Goal: With all pictures omitted, return verbatim the lines from the beginning of the records below through the line containing "2, 14, 5, 9];".

— Begin —

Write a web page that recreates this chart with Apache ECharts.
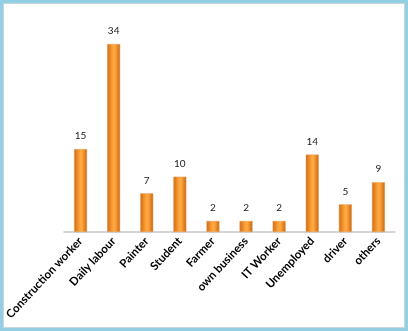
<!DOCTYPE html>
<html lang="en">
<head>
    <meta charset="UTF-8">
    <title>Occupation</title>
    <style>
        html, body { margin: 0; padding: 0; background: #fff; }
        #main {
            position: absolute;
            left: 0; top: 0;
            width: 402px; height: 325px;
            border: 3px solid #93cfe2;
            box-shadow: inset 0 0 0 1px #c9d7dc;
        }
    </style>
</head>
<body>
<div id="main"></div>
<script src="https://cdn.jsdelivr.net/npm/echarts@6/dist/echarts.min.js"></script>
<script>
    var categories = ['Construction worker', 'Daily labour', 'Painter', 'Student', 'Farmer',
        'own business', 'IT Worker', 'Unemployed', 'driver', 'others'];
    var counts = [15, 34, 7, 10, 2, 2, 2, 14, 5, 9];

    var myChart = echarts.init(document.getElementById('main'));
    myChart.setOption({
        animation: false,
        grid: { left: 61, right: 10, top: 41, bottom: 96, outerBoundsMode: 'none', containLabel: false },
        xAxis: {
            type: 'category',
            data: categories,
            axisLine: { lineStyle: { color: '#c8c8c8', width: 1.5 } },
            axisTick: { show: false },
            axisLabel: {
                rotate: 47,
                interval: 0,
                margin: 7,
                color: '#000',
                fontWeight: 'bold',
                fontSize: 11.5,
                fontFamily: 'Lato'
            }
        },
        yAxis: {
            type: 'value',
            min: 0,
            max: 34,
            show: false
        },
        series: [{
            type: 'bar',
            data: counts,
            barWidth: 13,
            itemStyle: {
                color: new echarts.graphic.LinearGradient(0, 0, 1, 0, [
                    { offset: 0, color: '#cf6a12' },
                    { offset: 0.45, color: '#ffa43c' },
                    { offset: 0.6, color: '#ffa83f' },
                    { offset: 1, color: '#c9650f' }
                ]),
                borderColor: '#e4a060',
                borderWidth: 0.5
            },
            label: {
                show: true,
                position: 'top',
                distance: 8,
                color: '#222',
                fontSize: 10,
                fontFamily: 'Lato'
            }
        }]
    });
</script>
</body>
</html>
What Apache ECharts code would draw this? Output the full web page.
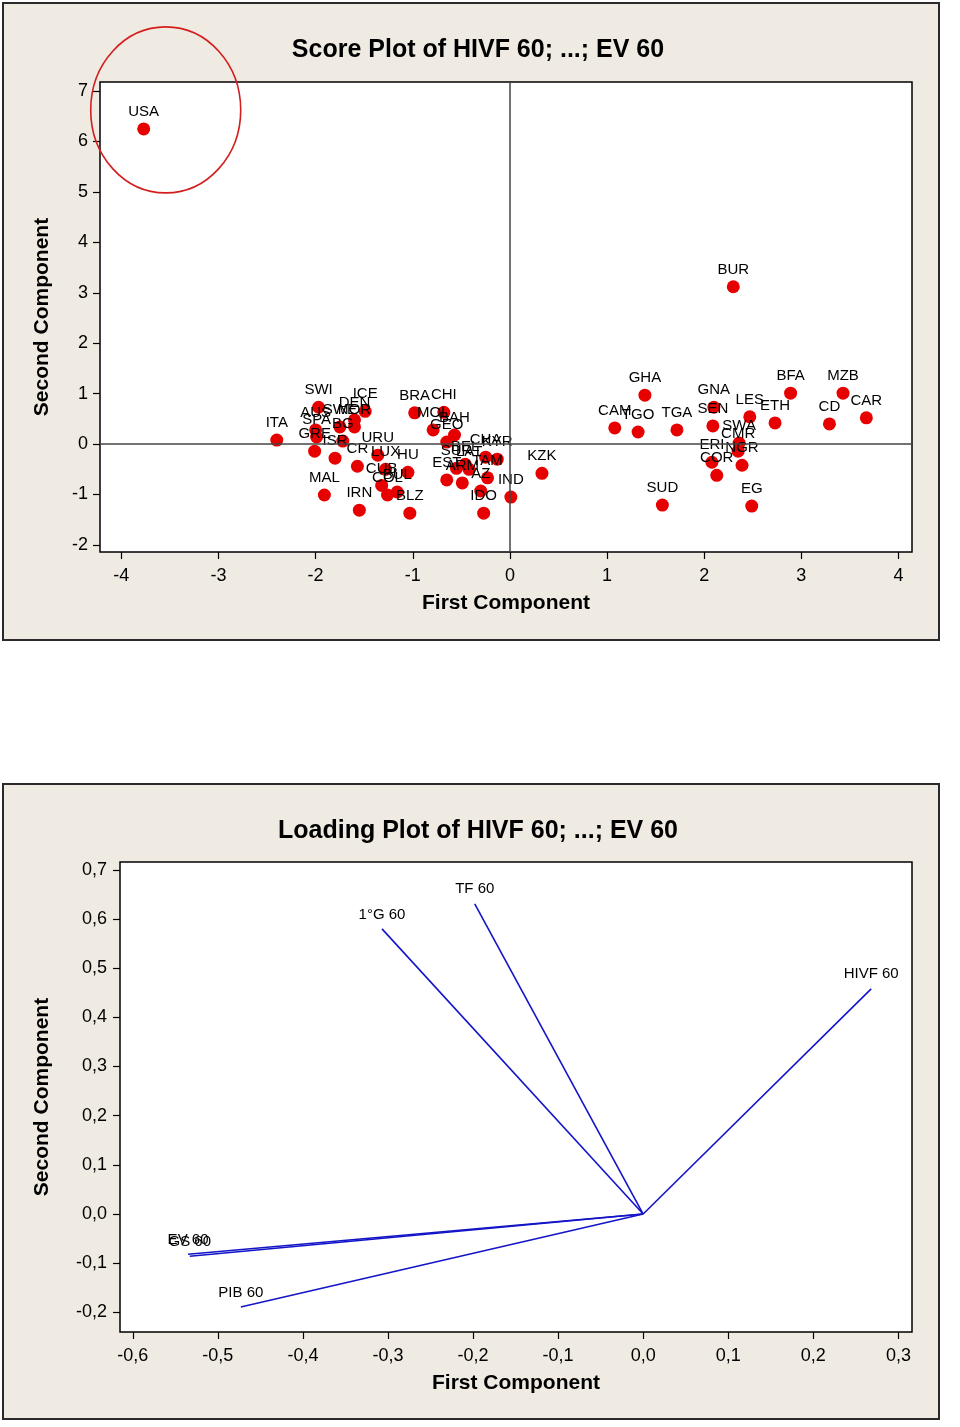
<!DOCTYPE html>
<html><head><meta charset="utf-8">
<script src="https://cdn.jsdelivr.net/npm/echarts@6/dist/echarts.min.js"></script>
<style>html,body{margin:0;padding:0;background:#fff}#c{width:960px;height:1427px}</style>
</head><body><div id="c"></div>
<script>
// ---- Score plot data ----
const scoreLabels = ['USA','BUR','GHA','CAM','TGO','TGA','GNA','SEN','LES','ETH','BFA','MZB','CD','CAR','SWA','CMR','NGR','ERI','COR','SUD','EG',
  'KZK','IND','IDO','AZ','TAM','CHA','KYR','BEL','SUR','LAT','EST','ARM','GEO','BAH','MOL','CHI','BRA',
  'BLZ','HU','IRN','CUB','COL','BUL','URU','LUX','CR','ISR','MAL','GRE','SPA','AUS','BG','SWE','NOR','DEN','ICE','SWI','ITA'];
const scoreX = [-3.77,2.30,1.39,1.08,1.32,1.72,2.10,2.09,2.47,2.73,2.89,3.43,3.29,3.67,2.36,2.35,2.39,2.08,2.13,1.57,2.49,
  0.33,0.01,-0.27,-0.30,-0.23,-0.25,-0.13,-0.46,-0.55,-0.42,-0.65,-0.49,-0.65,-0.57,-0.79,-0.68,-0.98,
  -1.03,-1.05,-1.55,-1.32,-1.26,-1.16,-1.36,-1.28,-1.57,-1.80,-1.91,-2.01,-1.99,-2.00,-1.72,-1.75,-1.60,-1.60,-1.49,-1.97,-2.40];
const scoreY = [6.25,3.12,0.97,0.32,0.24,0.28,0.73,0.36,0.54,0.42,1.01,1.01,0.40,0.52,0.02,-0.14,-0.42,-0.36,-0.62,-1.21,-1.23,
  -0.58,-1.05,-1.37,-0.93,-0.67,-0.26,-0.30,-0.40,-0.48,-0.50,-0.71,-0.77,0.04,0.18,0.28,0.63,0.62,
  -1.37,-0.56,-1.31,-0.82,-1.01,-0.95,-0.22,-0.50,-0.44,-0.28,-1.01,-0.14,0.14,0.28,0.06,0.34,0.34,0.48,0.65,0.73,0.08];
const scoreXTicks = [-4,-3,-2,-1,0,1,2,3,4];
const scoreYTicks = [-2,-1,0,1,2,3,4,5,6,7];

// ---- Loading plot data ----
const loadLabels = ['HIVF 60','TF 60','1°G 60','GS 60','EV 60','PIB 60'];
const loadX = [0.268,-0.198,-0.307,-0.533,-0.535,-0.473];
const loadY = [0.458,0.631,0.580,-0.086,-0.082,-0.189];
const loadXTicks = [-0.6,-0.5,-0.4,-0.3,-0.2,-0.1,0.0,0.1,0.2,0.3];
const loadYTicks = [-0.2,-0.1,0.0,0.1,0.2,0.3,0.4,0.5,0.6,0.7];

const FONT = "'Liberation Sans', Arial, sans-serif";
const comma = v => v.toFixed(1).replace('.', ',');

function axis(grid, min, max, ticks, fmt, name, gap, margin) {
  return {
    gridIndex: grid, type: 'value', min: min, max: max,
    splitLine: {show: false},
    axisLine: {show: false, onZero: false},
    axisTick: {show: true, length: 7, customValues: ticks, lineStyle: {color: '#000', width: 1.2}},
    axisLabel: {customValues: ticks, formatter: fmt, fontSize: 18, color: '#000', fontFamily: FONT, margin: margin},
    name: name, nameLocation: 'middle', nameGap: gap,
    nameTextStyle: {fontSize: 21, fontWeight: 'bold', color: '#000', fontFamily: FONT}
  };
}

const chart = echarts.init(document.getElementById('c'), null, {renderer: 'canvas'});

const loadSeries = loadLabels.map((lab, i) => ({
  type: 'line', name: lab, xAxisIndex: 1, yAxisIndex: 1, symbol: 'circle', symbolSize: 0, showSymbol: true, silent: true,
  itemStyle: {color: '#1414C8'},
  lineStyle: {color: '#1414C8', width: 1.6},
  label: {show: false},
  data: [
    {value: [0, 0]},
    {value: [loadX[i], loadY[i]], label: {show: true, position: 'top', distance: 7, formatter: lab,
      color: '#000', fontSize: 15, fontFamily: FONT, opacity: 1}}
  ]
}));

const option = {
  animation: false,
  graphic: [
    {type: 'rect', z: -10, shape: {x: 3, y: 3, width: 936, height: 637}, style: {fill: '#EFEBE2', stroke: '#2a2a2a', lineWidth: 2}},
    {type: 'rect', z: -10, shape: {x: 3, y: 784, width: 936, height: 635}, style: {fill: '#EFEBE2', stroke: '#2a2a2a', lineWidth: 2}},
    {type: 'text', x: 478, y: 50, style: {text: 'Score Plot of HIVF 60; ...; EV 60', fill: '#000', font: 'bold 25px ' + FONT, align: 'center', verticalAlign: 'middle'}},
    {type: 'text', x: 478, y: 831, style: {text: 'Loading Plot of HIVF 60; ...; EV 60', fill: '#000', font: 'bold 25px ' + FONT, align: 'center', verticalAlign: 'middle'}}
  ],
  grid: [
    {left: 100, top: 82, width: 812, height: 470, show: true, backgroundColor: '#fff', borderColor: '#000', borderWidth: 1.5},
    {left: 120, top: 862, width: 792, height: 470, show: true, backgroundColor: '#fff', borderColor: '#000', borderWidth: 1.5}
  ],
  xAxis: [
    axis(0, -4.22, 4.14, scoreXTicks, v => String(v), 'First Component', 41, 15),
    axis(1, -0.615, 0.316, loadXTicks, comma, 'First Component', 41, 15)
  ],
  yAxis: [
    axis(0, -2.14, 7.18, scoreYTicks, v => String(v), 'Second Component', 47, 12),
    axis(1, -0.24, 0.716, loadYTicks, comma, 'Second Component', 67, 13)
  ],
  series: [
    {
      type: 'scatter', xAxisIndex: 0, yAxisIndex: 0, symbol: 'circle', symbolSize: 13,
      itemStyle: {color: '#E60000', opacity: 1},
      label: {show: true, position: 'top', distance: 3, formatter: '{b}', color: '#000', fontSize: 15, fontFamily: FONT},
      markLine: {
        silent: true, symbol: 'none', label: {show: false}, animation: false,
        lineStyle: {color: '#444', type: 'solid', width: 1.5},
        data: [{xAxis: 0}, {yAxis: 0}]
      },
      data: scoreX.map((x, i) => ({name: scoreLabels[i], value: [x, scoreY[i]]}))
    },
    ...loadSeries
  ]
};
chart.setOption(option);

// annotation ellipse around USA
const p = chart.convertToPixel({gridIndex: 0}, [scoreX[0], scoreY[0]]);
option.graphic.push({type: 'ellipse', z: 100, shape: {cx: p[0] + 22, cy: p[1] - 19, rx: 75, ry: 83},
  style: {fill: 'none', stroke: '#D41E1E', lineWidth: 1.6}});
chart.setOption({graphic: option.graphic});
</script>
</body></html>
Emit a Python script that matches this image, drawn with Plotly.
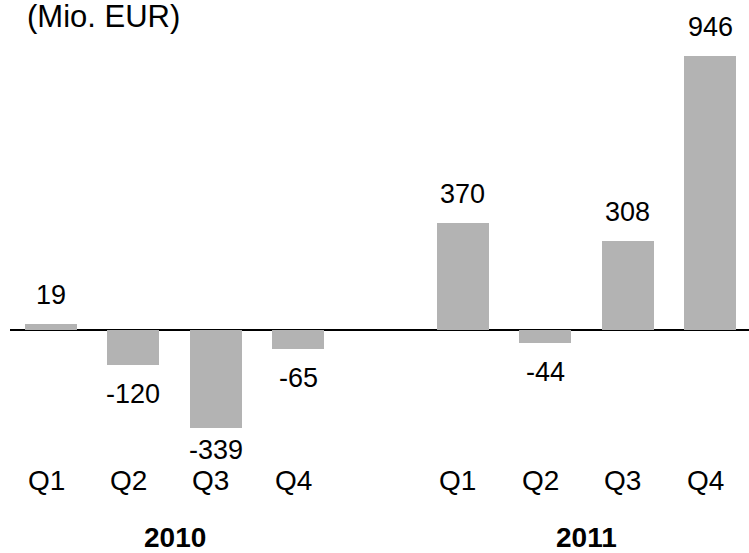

— End —

Solution below:
Write a web page that recreates this chart with Apache ECharts.
<!DOCTYPE html>
<html lang="en">
<head>
    <meta charset="UTF-8">
    <title>Occupation</title>
    <style>
        html, body { margin: 0; padding: 0; background: #fff; }
        #main {
            position: absolute;
            left: 0; top: 0;
            width: 402px; height: 325px;
            border: 3px solid #93cfe2;
            box-shadow: inset 0 0 0 1px #c9d7dc;
        }
    </style>
</head>
<body>
<div id="main"></div>
<script src="https://cdn.jsdelivr.net/npm/echarts@6/dist/echarts.min.js"></script>
<script>
    var categories = ['Construction worker', 'Daily labour', 'Painter', 'Student', 'Farmer',
        'own business', 'IT Worker', 'Unemployed', 'driver', 'others'];
    var counts = [15, 34, 7, 10, 2, 2, 2, 14, 5, 9];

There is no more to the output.